Written exercise. Extract word for word the lines of the listing from its start to the line holding "c_fit_y1 = [206.7, 256.7, 286.7, 330, 344]", both ends kept; pictures are not part of the copy.

Source excerpt.

-- BEGIN --

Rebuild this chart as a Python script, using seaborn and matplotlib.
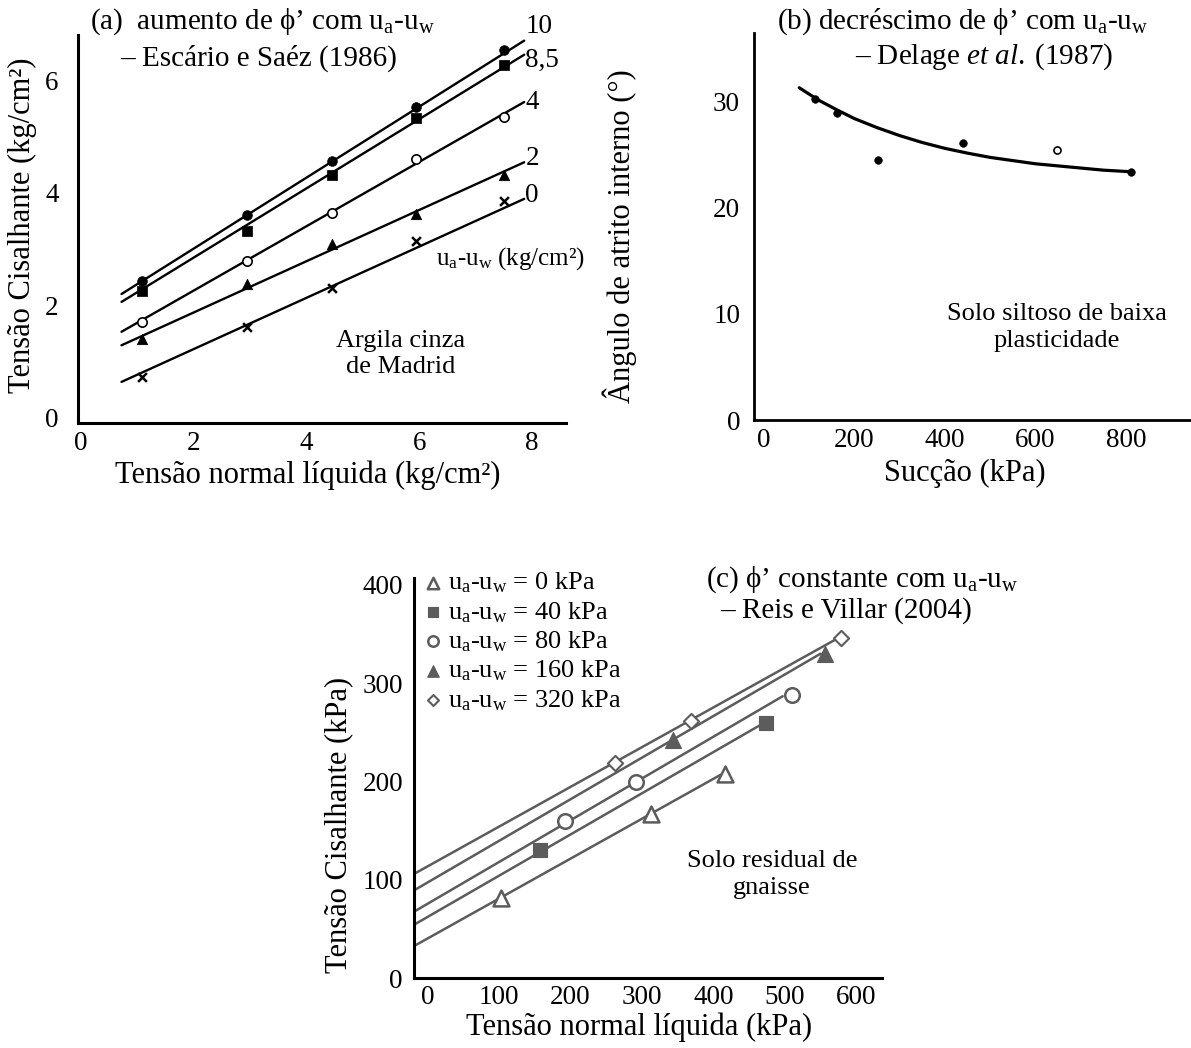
import numpy as np
import pandas as pd
import matplotlib
matplotlib.use("Agg")
import matplotlib.pyplot as plt
import seaborn as sns

# ---------------- data: panel (a) ----------------
a_x = [1.1, 2.95, 4.45, 5.95, 7.5]
a_s10 = [2.43, 3.60, 4.56, 5.52, 6.53]
a_s85 = [2.25, 3.32, 4.32, 5.33, 6.27]
a_s4 = [1.70, 2.78, 3.64, 4.60, 5.34]
a_s2 = [1.40, 2.37, 3.08, 3.62, 4.31]
a_s0 = [0.73, 1.62, 2.31, 3.15, 3.86]
a_names = ["10", "8,5", "4", "2", "0"]
a_fit_x = [0.73, 7.86]
a_fit10 = [2.20, 6.70]
a_fit85 = [2.06, 6.45]
a_fit4 = [1.53, 5.61]
a_fit2 = [1.29, 4.54]
a_fit0 = [0.64, 3.89]
a_label_y = [6.95, 6.35, 5.60, 4.60, 3.95]

# ---------------- data: panel (b) ----------------
b_x = [113, 161, 252, 440, 647, 811]
b_y = [30.2, 28.9, 24.5, 26.1, 25.4, 23.3]
b_open = [False, False, False, False, True, False]
b_curve_x = [78, 120, 160, 200, 250, 300, 350, 400, 450, 500, 550, 600, 650, 700, 750, 811]
b_curve_y = [31.25, 30.1, 29.2, 28.35, 27.5, 26.75, 26.1, 25.55, 25.1, 24.7, 24.4,
             24.1, 23.9, 23.7, 23.5, 23.35]

# ---------------- data: panel (c) ----------------
c_s0_x = [103, 313, 416]
c_s0_y = [81.7, 166.7, 207.3]
c_s40_x = [158, 474]
c_s40_y = [130, 259]
c_s80_x = [192, 292, 510]
c_s80_y = [159.3, 199.3, 288.3]
c_s160_x = [344, 556]
c_s160_y = [241.7, 330]
c_s320_x = [262, 369, 578]
c_s320_y = [219, 261.7, 346]
c_suction = ["0", "40", "80", "160", "320"]
c_fit_x0 = [-17, -17, -17, -17, -17]
c_fit_x1 = [410, 464, 497, 550, 570]
c_fit_y0 = [33.3, 55, 68.3, 90, 106.7]
c_fit_y1 = [206.7, 256.7, 286.7, 330, 344]

# ---------------- style ----------------
sns.set_theme(style="white")
plt.rcParams["font.family"] = ["Liberation Serif", "DejaVu Serif"]
plt.rcParams["mathtext.fontset"] = "custom"
plt.rcParams["mathtext.rm"] = "Liberation Serif"
plt.rcParams["mathtext.it"] = "Liberation Serif:italic"
plt.rcParams["mathtext.bf"] = "Liberation Serif:bold"
plt.rcParams["text.color"] = "black"
plt.rcParams["axes.labelcolor"] = "black"
plt.rcParams["xtick.color"] = "black"
plt.rcParams["ytick.color"] = "black"

FS = 22      # axis labels
TKS = 19.5   # tick labels
TTL = 21     # panel titles
ANN = 19     # annotations
W, H = 1191, 1048
fig = plt.figure(figsize=(W / 100, H / 100), dpi=100)
fig.patch.set_facecolor("white")

UAW = r"$\mathrm{u_a}$-$\mathrm{u_w}$"


def rect(l, r, t, b):
    return [l / W, 1 - b / H, (r - l) / W, (b - t) / H]


def style_axes(ax, lw=2.2):
    for s in ["top", "right"]:
        ax.spines[s].set_visible(False)
    for s in ["left", "bottom"]:
        ax.spines[s].set_linewidth(lw)
        ax.spines[s].set_color("black")
    ax.tick_params(length=0, labelsize=TKS, colors="black")
    ax.grid(False)
    ax.set_facecolor("white")


# ================= panel (a) =================
ax = fig.add_axes(rect(78, 566, 35, 423))
style_axes(ax)
fits = [a_fit10, a_fit85, a_fit4, a_fit2, a_fit0]
for fy in fits:
    sns.lineplot(x=a_fit_x, y=fy, ax=ax, color="black", lw=1.7)
sns.scatterplot(x=a_x, y=a_s10, ax=ax, marker="o", s=48, color="black", edgecolor="black", zorder=3)
sns.scatterplot(x=a_x, y=a_s85, ax=ax, marker="s", s=42, color="black", edgecolor="black", zorder=3)
sns.scatterplot(x=a_x, y=a_s4, ax=ax, marker="o", s=45, color="white", edgecolor="black", linewidth=1.2, zorder=3)
sns.scatterplot(x=a_x, y=a_s2, ax=ax, marker="^", s=55, color="black", edgecolor="black", zorder=3)
sns.scatterplot(x=a_x, y=a_s0, ax=ax, marker="x", s=40, color="black", linewidth=1.8, zorder=3)
ax.set_xlim(-0.04, 8.6)
ax.set_ylim(-0.09, 6.8)
ax.set_xticks([0, 2, 4, 6, 8])
ax.set_yticks([0, 2, 4, 6])
ax.tick_params(axis="x", pad=6)
ax.tick_params(axis="y", pad=14)
ax.set_xlabel("Tensão normal líquida (kg/cm²)", fontsize=FS)
ax.xaxis.set_label_coords(0.471, -0.097)
ax.set_ylabel("Tensão Cisalhante (kg/cm²)", fontsize=FS)
ax.yaxis.set_label_coords(-0.084, 0.51)
for name, yy in zip(a_names, a_label_y):
    ax.text(7.88, yy, name, fontsize=TKS, ha="left", va="center", clip_on=False)
ax.text(6.30, 2.83, UAW + " (kg/cm²)", fontsize=18, ha="left", va="center")
ax.text(5.67, 1.14, "Argila cinza\nde Madrid", fontsize=ANN, ha="center", va="center",
        linespacing=1.25)
fig.text(90 / W, 1 - 22 / H, "(a)  aumento de ϕ’ com " + UAW, fontsize=TTL, ha="left", va="center")
fig.text(120 / W, 1 - 58 / H, "– Escário e Saéz (1986)", fontsize=TTL, ha="left", va="center")

# ================= panel (b) =================
ax = fig.add_axes(rect(754, 1191, 33, 420))
style_axes(ax, lw=2.0)
sns.lineplot(x=b_curve_x, y=b_curve_y, ax=ax, color="black", lw=2.3)
bdf = pd.DataFrame({"x": b_x, "y": b_y, "open": b_open})
sns.scatterplot(data=bdf[~bdf["open"]], x="x", y="y", ax=ax, marker="o", s=30,
                color="black", edgecolor="black", zorder=3)
sns.scatterplot(data=bdf[bdf["open"]], x="x", y="y", ax=ax, marker="o", s=26,
                color="white", edgecolor="black", linewidth=1.2, zorder=3)
ax.set_xlim(-22, 944)
ax.set_ylim(0, 36.4)
ax.set_xticks([0, 200, 400, 600, 800])
ax.set_yticks([0, 10, 20, 30])
ax.tick_params(axis="x", pad=6)
ax.tick_params(axis="y", pad=10)
ax.set_xlabel("Sucção (kPa)", fontsize=FS)
ax.xaxis.set_label_coords(0.483, -0.100)
ax.set_ylabel("Ângulo de atrito interno (°)", fontsize=FS)
ax.yaxis.set_label_coords(-0.268, 0.475)
ax.text(648, 8.7, "Solo siltoso de baixa\nplasticidade", fontsize=ANN, ha="center",
        va="center", linespacing=1.3)
fig.text(777 / W, 1 - 22 / H, "(b) decréscimo de ϕ’ com " + UAW, fontsize=TTL, ha="left", va="center")
fig.text(855 / W, 1 - 57 / H, r"– Delage $\mathit{et\ al.}\;$(1987)", fontsize=TTL, ha="left", va="center")

# ================= panel (c) =================
GRAY = "#5c5c5c"
ax = fig.add_axes(rect(414, 882, 578, 978))
style_axes(ax, lw=2.2)
for x0, x1, y0, y1 in zip(c_fit_x0, c_fit_x1, c_fit_y0, c_fit_y1):
    sns.lineplot(x=[x0, x1], y=[y0, y1], ax=ax, color=GRAY, lw=1.8)
sns.scatterplot(x=c_s0_x, y=c_s0_y, ax=ax, marker="^", s=130, color="white", edgecolor=GRAY,
                linewidth=1.8, zorder=3, label=UAW + " = " + c_suction[0] + " kPa")
sns.scatterplot(x=c_s40_x, y=c_s40_y, ax=ax, marker="s", s=105, color=GRAY, edgecolor=GRAY,
                zorder=3, label=UAW + " = " + c_suction[1] + " kPa")
sns.scatterplot(x=c_s80_x, y=c_s80_y, ax=ax, marker="o", s=110, color="white", edgecolor=GRAY,
                linewidth=1.8, zorder=3, label=UAW + " = " + c_suction[2] + " kPa")
sns.scatterplot(x=c_s160_x, y=c_s160_y, ax=ax, marker="^", s=130, color=GRAY, edgecolor=GRAY,
                zorder=3, label=UAW + " = " + c_suction[3] + " kPa")
sns.scatterplot(x=c_s320_x, y=c_s320_y, ax=ax, marker="D", s=60, color="white", edgecolor=GRAY,
                linewidth=1.5, zorder=3, label=UAW + " = " + c_suction[4] + " kPa")
ax.set_xlim(-19, 636)
ax.set_ylim(0, 407)
ax.set_xticks([0, 100, 200, 300, 400, 500, 600])
ax.set_yticks([0, 100, 200, 300, 400])
ax.tick_params(axis="x", pad=5)
ax.tick_params(axis="y", pad=8)
ax.set_xlabel("Tensão normal líquida (kPa)", fontsize=FS)
ax.xaxis.set_label_coords(0.481, -0.085)
ax.set_ylabel("Tensão Cisalhante (kPa)", fontsize=FS)
ax.yaxis.set_label_coords(-0.130, 0.3825)
leg = ax.legend(loc="upper left", bbox_to_anchor=(-0.012, 1.045), frameon=False,
                fontsize=19, handletextpad=0.0, labelspacing=0.18,
                borderaxespad=0.0, handlelength=1.1, markerscale=0.72)
for t in leg.get_texts():
    t.set_color("black")
ax.text(482, 105, "Solo residual de\ngnaisse", fontsize=ANN, ha="center", va="center",
        linespacing=1.3)
fig.text(706 / W, 1 - 580 / H, "(c) ϕ’ constante com " + UAW, fontsize=TTL, ha="left", va="center")
fig.text(720 / W, 1 - 611 / H, "– Reis e Villar (2004)", fontsize=TTL, ha="left", va="center")

fig.savefig("out.png", dpi=100, facecolor="white")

-- END --

The answer.
Rebuild this chart as a Python script, using seaborn and matplotlib.
import numpy as np
import pandas as pd
import matplotlib
matplotlib.use("Agg")
import matplotlib.pyplot as plt
import seaborn as sns

# ---------------- data: panel (a) ----------------
a_x = [1.1, 2.95, 4.45, 5.95, 7.5]
a_s10 = [2.43, 3.60, 4.56, 5.52, 6.53]
a_s85 = [2.25, 3.32, 4.32, 5.33, 6.27]
a_s4 = [1.70, 2.78, 3.64, 4.60, 5.34]
a_s2 = [1.40, 2.37, 3.08, 3.62, 4.31]
a_s0 = [0.73, 1.62, 2.31, 3.15, 3.86]
a_names = ["10", "8,5", "4", "2", "0"]
a_fit_x = [0.73, 7.86]
a_fit10 = [2.20, 6.70]
a_fit85 = [2.06, 6.45]
a_fit4 = [1.53, 5.61]
a_fit2 = [1.29, 4.54]
a_fit0 = [0.64, 3.89]
a_label_y = [6.95, 6.35, 5.60, 4.60, 3.95]

# ---------------- data: panel (b) ----------------
b_x = [113, 161, 252, 440, 647, 811]
b_y = [30.2, 28.9, 24.5, 26.1, 25.4, 23.3]
b_open = [False, False, False, False, True, False]
b_curve_x = [78, 120, 160, 200, 250, 300, 350, 400, 450, 500, 550, 600, 650, 700, 750, 811]
b_curve_y = [31.25, 30.1, 29.2, 28.35, 27.5, 26.75, 26.1, 25.55, 25.1, 24.7, 24.4,
             24.1, 23.9, 23.7, 23.5, 23.35]

# ---------------- data: panel (c) ----------------
c_s0_x = [103, 313, 416]
c_s0_y = [81.7, 166.7, 207.3]
c_s40_x = [158, 474]
c_s40_y = [130, 259]
c_s80_x = [192, 292, 510]
c_s80_y = [159.3, 199.3, 288.3]
c_s160_x = [344, 556]
c_s160_y = [241.7, 330]
c_s320_x = [262, 369, 578]
c_s320_y = [219, 261.7, 346]
c_suction = ["0", "40", "80", "160", "320"]
c_fit_x0 = [-17, -17, -17, -17, -17]
c_fit_x1 = [410, 464, 497, 550, 570]
c_fit_y0 = [33.3, 55, 68.3, 90, 106.7]
c_fit_y1 = [206.7, 256.7, 286.7, 330, 344]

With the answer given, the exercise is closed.